I came out as trans to my Russian mother, and now I’m afraid she might end her life
I (29 y.o.) was born in Saint Petersburg, Russia. I have always known I was a boy. Even though I was born a girl. The first time I remember thinking of myself as a boy is when I was 4 years old. This feeling has never left me. From 14 y.o to 17 I looked very androgynous and wore unisex clothes, so I was passing as a cis boy. All our neighbours thought my parents had a son. Whenever gendered as He in front of my parents, I had to awkwardly correct strangers and pretend to look disappointed. Many girls at school had a massive crush on me. My friends were calling me He, I had a different name I was using. I had a social media profile where I was posting as a guy who liked American alt rock, I built my own community based on that interest. I was lowkey popular, people thought me handsome. I had a cute girlfriend, we were in the same class, she loved me a lot, and we had sex all the time. \*But\* I was always afraid of what it would be like if people found out. And I was also more into boys. But no boy would want me the way I were (another boy). I had to “grow up” and try to fit in. I dated men but they abused me. As much as I tried to look like a proper girl I never fully succeeded and the attempts were making me miserable. People in Russia bullied me for looking masc, others who didn’t thought me a freak or mentally ill, very few actually accepted me.

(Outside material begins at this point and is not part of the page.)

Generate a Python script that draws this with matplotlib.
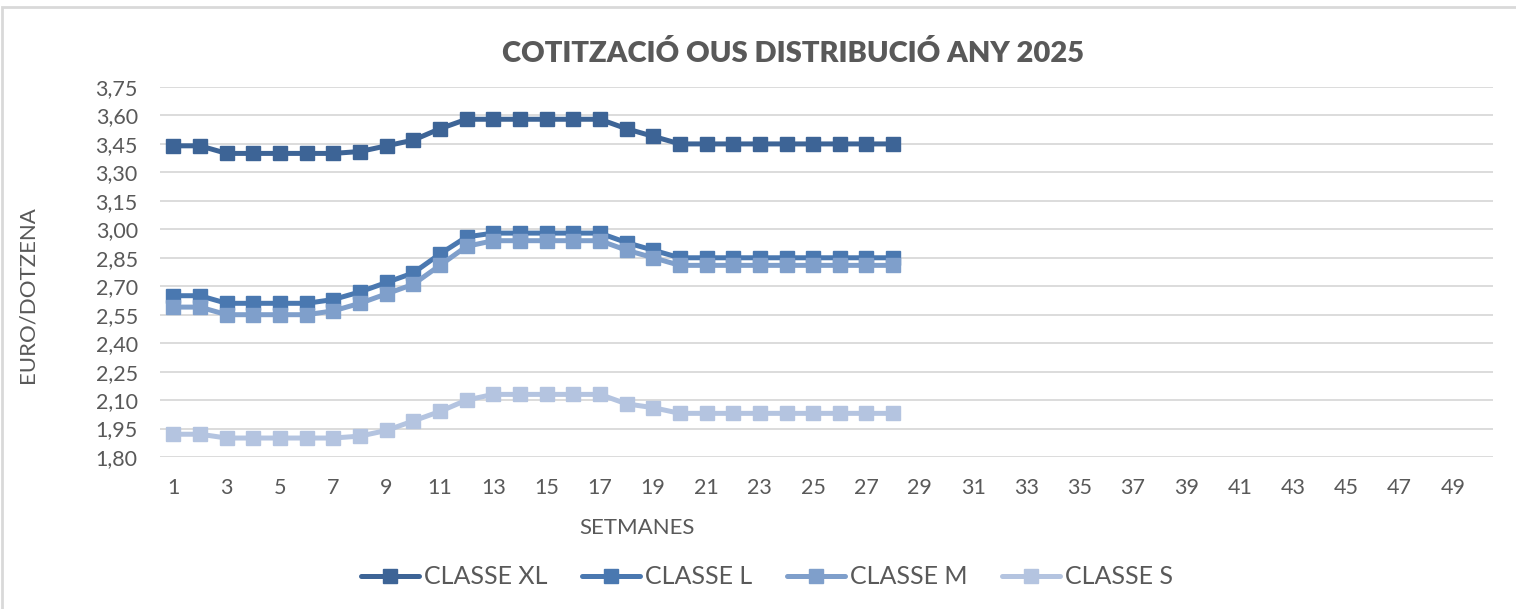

Years passed and I fulfilled my dream and moved to Europe, to Berlin. But the fear of being different and not being understood was still taking over the way I behaved, I still looked very androgynous but would try to make sure everyone thought of me as a girl with a masc style.
I’ve lived in Berlin for 5 years. And I know I can be openly non-binary or trans. I can get a top surgery and finally not have tits on top of my masculine physique with abs which I’m very proud of. All the guys who wanna date me are bi anyway.
My parents are still in Russia. They don’t speak English. I never go to Russia because it’s not safe for me as I had stated my political opinion very publicly in the past, and I have a friend who’s a russian fugitive, so I could be interrogated or detained if I cross the border, and this could harm me or my friend or both. I’m not in touch with my family except for my mum. We have video calls regularly and we meet in other countries once a year or two. She is very liberal for a Russian. I tell her everything. Except for well, me being trans.
Two days ago I decided to stop living in the closet and start living as they/he and never have to pretend to be in any way feminine against my will again. I’m very close with my mum so I couldn’t keep it a secret without getting distant with her. I video called her and came out. She reacted very negatively even though I don’t even have plans on doing HRT. She stated saying that she’s afraid it’s a sign of mental illness and it’s gonna get worse and worse until my delusions will take over my life to the point where I will completely lose my consciousness. I went over everything and explained to her that it’s not that, and also assured her I won’t do top surgery without talking through this with a therapist for months before booking the surgery. We talked for the entire night till 7am in the morning. She seemed to understand and volunteered to help me pick a new name, she said she’d start calling me my new name choices so I could see which one feels right. But she was still misgendering me the entire time, in russian all verbs subject of which are a person, have gender. So every other sentence has gendered verbs aimed towards me and they’re all “she”.
Next day I checked on her to see how she was doing, she said she’d had a question, I offered to jump on a call. The question was that she’s afraid that it’s a mental illness sign, that something started and I can’t tell but it’s gonna get worse. We were back to the starting point. I got angry because I hadn’t slept all night explaining everything and apparently she wasn’t listening while pretending everything was fine. She started sobbing. She told me that she has severe depression (I really didn’t know, she always looked fine in the calls…), and that she misses me but I keep getting further and further away, and now there’s not even my name left, nothing… and she started saying how sometimes she doesn’t even know why she’s sad, but she just wants to jump out of the window. I told her to seek psychiatric help but she’s afraid they’ll report to her job and she’ll get fired and will never find another job (it’s fucking Russia, not sure if that’s true but it could be). She’s saying that now I’m not alright and she knows I’m so miserable and I’ll only get more miserable (I’m actually not, I have a nice life). She went on and I’m afraid for her, I didn’t know she was unhappy and unstable otherwise I wouldn’t have come out to her. I obviously really rattled her, I’m really worried, I’m so far away in another country and I can’t check on her and I can’t help. Also ngl she did make me feel like a freak even though I know it’s not true. The whole thing is so messed up. Later she told me not to worry about her but I obviously worry, I’m scared shitless. And I feel so so guilty. But I just wanted to feel whole again like I did in my teens. I just wanted to stop pretending, there’s no point to pretend, I’m in Berlin, I’ve lived here for so long I barely remember what it was like in Russia outside of blurred memories and nasty flashbacks.